On January 7, 2022, the First Circuit affirmed the U.S. District Court for the District of Massachusetts‘s return of Mr. Vieira’s 7-year-old son from Massachusetts to Brazil. Ms. De Souza argued, on appeal, that the court erred when it concluded that the grave risk exception did not apply and in failing to consider whether the mature child exception applied.
The parties are parents to one child, born in Brazil. In December 2018, Ms. De Souza moved to Massachusetts, leaving the parties’ child with Mr. Vieira in Brazil. On November 22, 2020, the maternal aunt offered to take the child to a doctor appointment, but, ultimately took the child to the airport and put the child on a flight to Massachusetts. The following day, Ms. De Souza called Mr. Vieira and alerted him that the child was with her and would not be returning to Brazil. On May 21, 2021, Ms. De Souza obtained a protective order against Mr. Vieira in Massachusetts. The PO was issued almost one month after Mr. Vieira filed his petition to return the child under the Hague Abduction Convention.
During the Hague Abduction Convention trial, Ms. De Souza represented herself. She testified as to the harm she feared would befall the child if he were returned to Brazil, and also stated, “if you ask [the child], [he] will tell you [of wanting] to stay here.” The judge ordered the child returned from the bench.
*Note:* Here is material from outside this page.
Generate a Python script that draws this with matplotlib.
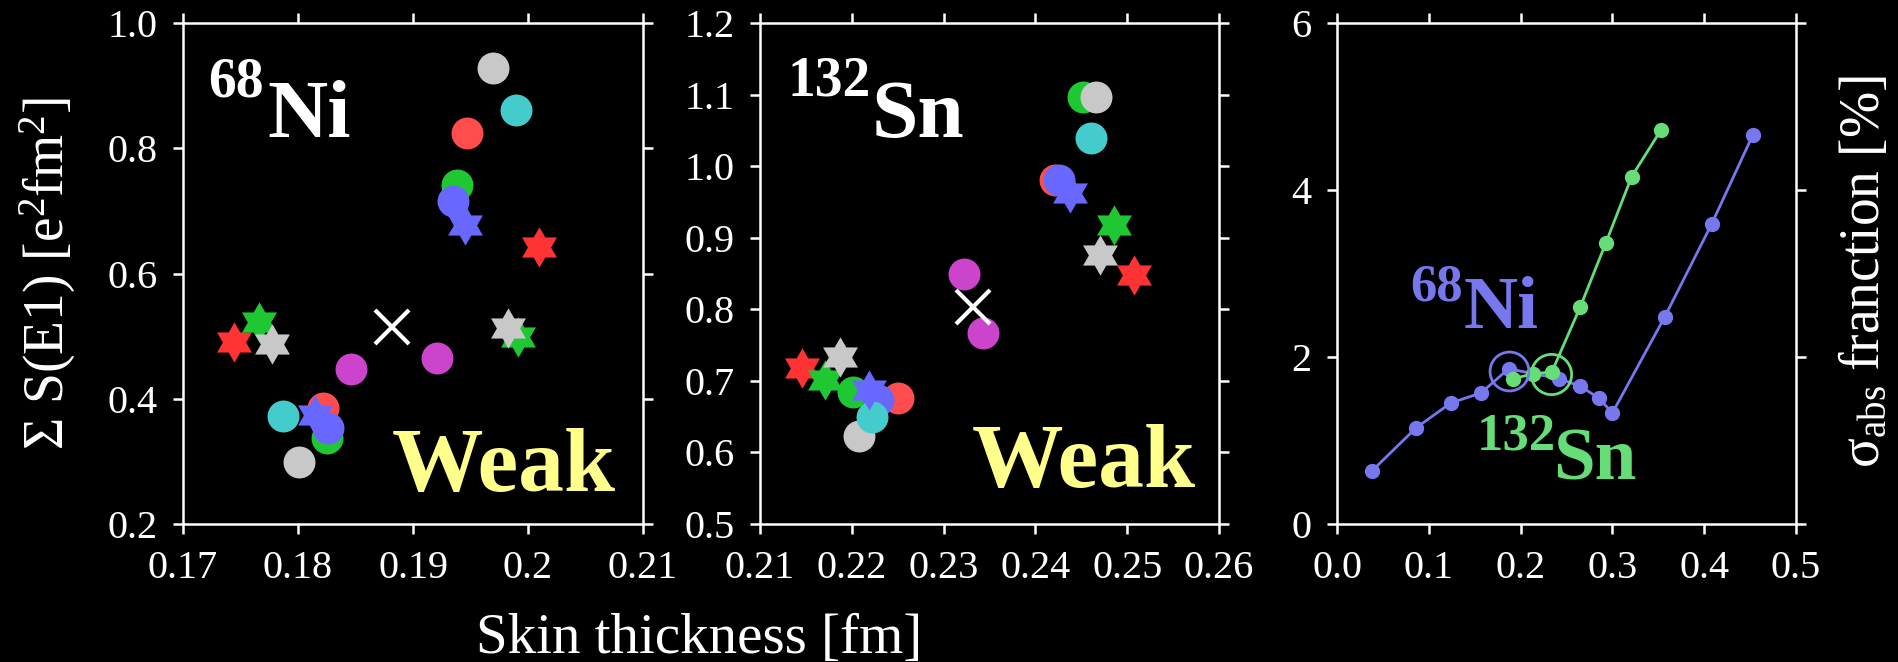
import numpy as np
import matplotlib
matplotlib.use("Agg")
import matplotlib.pyplot as plt
from matplotlib.ticker import FuncFormatter

plt.rcParams['font.family'] = ['Liberation Serif', 'DejaVu Serif']
plt.rcParams['mathtext.fontset'] = 'custom'
plt.rcParams['mathtext.rm'] = 'Liberation Serif'
plt.rcParams['mathtext.it'] = 'Liberation Serif:italic'
plt.rcParams['mathtext.bf'] = 'Liberation Serif:bold'

# ---- data: 68Ni, circles (one pair per model family) ----
models = ["red", "green", "gray", "blue", "cyan", "magenta"]
ni_circ_x = {"red": [0.1947, 0.1822], "green": [0.1938, 0.1825], "gray": [0.1970, 0.1801],
             "blue": [0.1935, 0.1826], "cyan": [0.1990, 0.1787], "magenta": [0.1846, 0.1921]}
ni_circ_y = {"red": [0.824, 0.386], "green": [0.742, 0.338], "gray": [0.928, 0.299],
             "blue": [0.715, 0.353], "cyan": [0.861, 0.373], "magenta": [0.448, 0.465]}
star_models = ["red", "green", "gray", "blue"]
ni_star_x = {"red": [0.2010, 0.1744], "green": [0.1766, 0.1991], "gray": [0.1777, 0.1983],
             "blue": [0.1945, 0.1815]}
ni_star_y = {"red": [0.642, 0.490], "green": [0.522, 0.499], "gray": [0.488, 0.513],
             "blue": [0.678, 0.374]}
ni_cross = (0.1882, 0.515)

# ---- data: 132Sn ----
sn_circ_x = {"red": [0.2421, 0.2250], "green": [0.2452, 0.2201], "gray": [0.2466, 0.2208],
             "blue": [0.2426, 0.2229], "cyan": [0.2461, 0.2222], "magenta": [0.2322, 0.2343]}
sn_circ_y = {"red": [0.980, 0.676], "green": [1.096, 0.684], "gray": [1.096, 0.623],
             "blue": [0.980, 0.673], "cyan": [1.039, 0.650], "magenta": [0.850, 0.767]}
sn_star_x = {"red": [0.2507, 0.2146], "green": [0.2486, 0.2171], "gray": [0.2470, 0.2187],
             "blue": [0.2438, 0.2219]}
sn_star_y = {"red": [0.848, 0.718], "green": [0.918, 0.701], "gray": [0.876, 0.733],
             "blue": [0.962, 0.687]}
sn_cross = (0.2332, 0.803)

# ---- data: sigma_abs fraction vs skin ----
ni_skin = [0.038, 0.086, 0.124, 0.157, 0.187, 0.214, 0.242, 0.265, 0.285, 0.300, 0.357, 0.408, 0.453]
ni_frac = [0.635, 1.15, 1.45, 1.57, 1.86, 1.80, 1.74, 1.65, 1.51, 1.33, 2.48, 3.59, 4.66]
sn_skin = [0.192, 0.214, 0.234, 0.265, 0.293, 0.321, 0.353]
sn_frac = [1.74, 1.80, 1.82, 2.60, 3.37, 4.16, 4.72]
ni_mark = (0.187, 1.83)
sn_mark = (0.233, 1.80)

circ_col = {"red": "#ff4d4d", "green": "#1fc832", "gray": "#c8c8c8", "blue": "#6868ff",
            "cyan": "#44cccc", "magenta": "#cc44cc"}
star_col = {"red": "#ff3333", "green": "#1fc832", "gray": "#c8c8c8", "blue": "#6868ff"}
NI_BLUE = "#7777ee"
SN_GREEN = "#66dd77"
WEAK = "#ffff8c"

# six pointed star marker
ang = np.deg2rad(np.arange(12) * 30 + 90)
rad = np.where(np.arange(12) % 2 == 0, 1.0, 1 / np.sqrt(3))
hexagram = list(zip(rad * np.cos(ang), rad * np.sin(ang)))

fig = plt.figure(figsize=(18.99, 6.62), dpi=100, facecolor="black")
W, H = 1899, 662


def make_ax(x0, x1, y0=23, y1=524):
    ax = fig.add_axes([x0 / W, 1 - y1 / H, (x1 - x0) / W, (y1 - y0) / H])
    ax.set_facecolor("black")
    for s in ax.spines.values():
        s.set_color("white")
        s.set_linewidth(1.8)
    ax.tick_params(which="both", direction="out", length=7.5, width=1.8, colors="white",
                   top=True, right=True, labelsize=29, pad=11)
    return ax


def scatter_panel(ax, cx, cy, sx, sy, cross):
    for m in models:
        ax.plot(cx[m], cy[m], "o", ms=23, color=circ_col[m], mec="none", zorder=3)
    for m in star_models:
        ax.plot(sx[m], sy[m], marker=hexagram, ls="none", ms=29, color=star_col[m],
                mec="none", zorder=4)
    ax.plot([cross[0]], [cross[1]], "x", ms=24, mew=3, color="white", zorder=5)


g = FuncFormatter(lambda v, p: "%g" % round(v, 3))
f1 = FuncFormatter(lambda v, p: "%.1f" % v)

ax1 = make_ax(183, 643)
scatter_panel(ax1, ni_circ_x, ni_circ_y, ni_star_x, ni_star_y, ni_cross)
ax1.set_xlim(0.17, 0.21)
ax1.set_ylim(0.2, 1.0)
ax1.set_xticks(np.arange(0.17, 0.2101, 0.01))
ax1.set_yticks([0.2, 0.4, 0.6, 0.8, 1.0])
ax1.xaxis.set_major_formatter(g)
ax1.yaxis.set_major_formatter(f1)
ax1.text(0.054, 0.854, "68", transform=ax1.transAxes, color="white", fontsize=40,
         fontweight="bold", va="baseline")
ax1.text(0.183, 0.772, "Ni", transform=ax1.transAxes, color="white", fontsize=60,
         fontweight="bold", va="baseline")
ax1.text(0.454, 0.066, "Weak", transform=ax1.transAxes, color=WEAK, fontsize=66,
         fontweight="bold", va="baseline")

ax2 = make_ax(760, 1219)
scatter_panel(ax2, sn_circ_x, sn_circ_y, sn_star_x, sn_star_y, sn_cross)
ax2.set_xlim(0.21, 0.26)
ax2.set_ylim(0.5, 1.2)
ax2.set_xticks(np.arange(0.21, 0.2601, 0.01))
ax2.set_yticks(np.arange(0.5, 1.201, 0.1))
ax2.xaxis.set_major_formatter(g)
ax2.yaxis.set_major_formatter(f1)
ax2.text(0.059, 0.856, "132", transform=ax2.transAxes, color="white", fontsize=40,
         fontweight="bold", va="baseline")
ax2.text(0.242, 0.772, "Sn", transform=ax2.transAxes, color="white", fontsize=60,
         fontweight="bold", va="baseline")
ax2.text(0.462, 0.074, "Weak", transform=ax2.transAxes, color=WEAK, fontsize=66,
         fontweight="bold", va="baseline")

ax3 = make_ax(1337, 1796)
ax3.plot(ni_skin, ni_frac, "-o", color=NI_BLUE, lw=2, ms=10, zorder=3)
ax3.plot(sn_skin, sn_frac, "-o", color=SN_GREEN, lw=2, ms=10, zorder=4)
ax3.plot([ni_mark[0]], [ni_mark[1]], "o", ms=28, mfc="none", mec=NI_BLUE, mew=2, zorder=5)
ax3.plot([sn_mark[0]], [sn_mark[1]], "o", ms=29, mfc="none", mec=SN_GREEN, mew=2, zorder=5)
ax3.set_xlim(0.0, 0.5)
ax3.set_ylim(0, 6)
ax3.set_xticks(np.arange(0, 0.501, 0.1))
ax3.set_yticks([0, 2, 4, 6])
ax3.xaxis.set_major_formatter(f1)
ax3.text(0.159, 0.447, "68", transform=ax3.transAxes, color=NI_BLUE, fontsize=38,
         fontweight="bold", va="baseline")
ax3.text(0.275, 0.391, "Ni", transform=ax3.transAxes, color=NI_BLUE, fontsize=54,
         fontweight="bold", va="baseline")
ax3.text(0.305, 0.148, "132", transform=ax3.transAxes, color=SN_GREEN, fontsize=38,
         fontweight="bold", va="baseline")
ax3.text(0.471, 0.088, "Sn", transform=ax3.transAxes, color=SN_GREEN, fontsize=54,
         fontweight="bold", va="baseline")

fig.text(699 / W, 1 - 653 / H, "Skin thickness [fm]", color="white", fontsize=41,
         ha="center", va="baseline")
fig.text(48 / W, 1 - 273 / H, "Σ S(E1) [e$^2$fm$^2$]", color="white", fontsize=40,
         ha="center", va="center", rotation=90)
fig.text(1865 / W, 1 - 272 / H, "σ$_{\\mathrm{abs}}$ franction [%]", color="white",
         fontsize=40, ha="center", va="center", rotation=90)

fig.savefig("out.png", dpi=100, facecolor="black")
The First Circuit requested the district court issue written findings. In the written findings, the court concluded that Ms. De Souza did not meet her burden to prove the child was at risk of a grave harm, and while the court didn’t identify the mature child exception as a distinct issue raised by Ms. De Souza, the court observed that there was no evidence that the child was mature.The First Circuit affirmed.
The grave risk exception is not to be used “as a vehicle to litigate (or relitigate) the child’s best interests.” None of the evidence indicated abusive behavior directed at the child. Further, even though there may have been spousal abuse in this case, the evidence indicated a lack of a “more generalized pattern of violence” that might tie spousal abuse to abuse of a child. Finally, the court indicated that any risk to the child did not rise to the level of being “grave.” The district court accepted Ms. De Souza’s testimony, including descriptions of the abusive behavior, and the court noted that a child can be at an increased risk of psychological injury when in contact with a spousal abuser. But, the grave risk of harm exception is an exceedingly high burden, and Ms. De Souza did not meet it.
Finally, Ms. De Souza argued, on appeal, that the court should have appointed the child a lawyer, interviewed the child, appointed a psychologist, or conducted some type of assessment as to whether the child was mature. She further argued that because, at trial, she was self represented and speaking through an interpreter, the court should have explored, on its own, any argument she raised, even if she did so incompletely or obliquely. The court, however, did not consider Ms. De Souza to have waived this exception. Instead, Ms. De Souza failed to present sufficient evidence to make out this exception. The court had no obligation to help her develop her case. In fact, the court should not assume the role of advocate for a pro se litigant. Ms. De Souza presented no evidence to support a finding that the child was mature.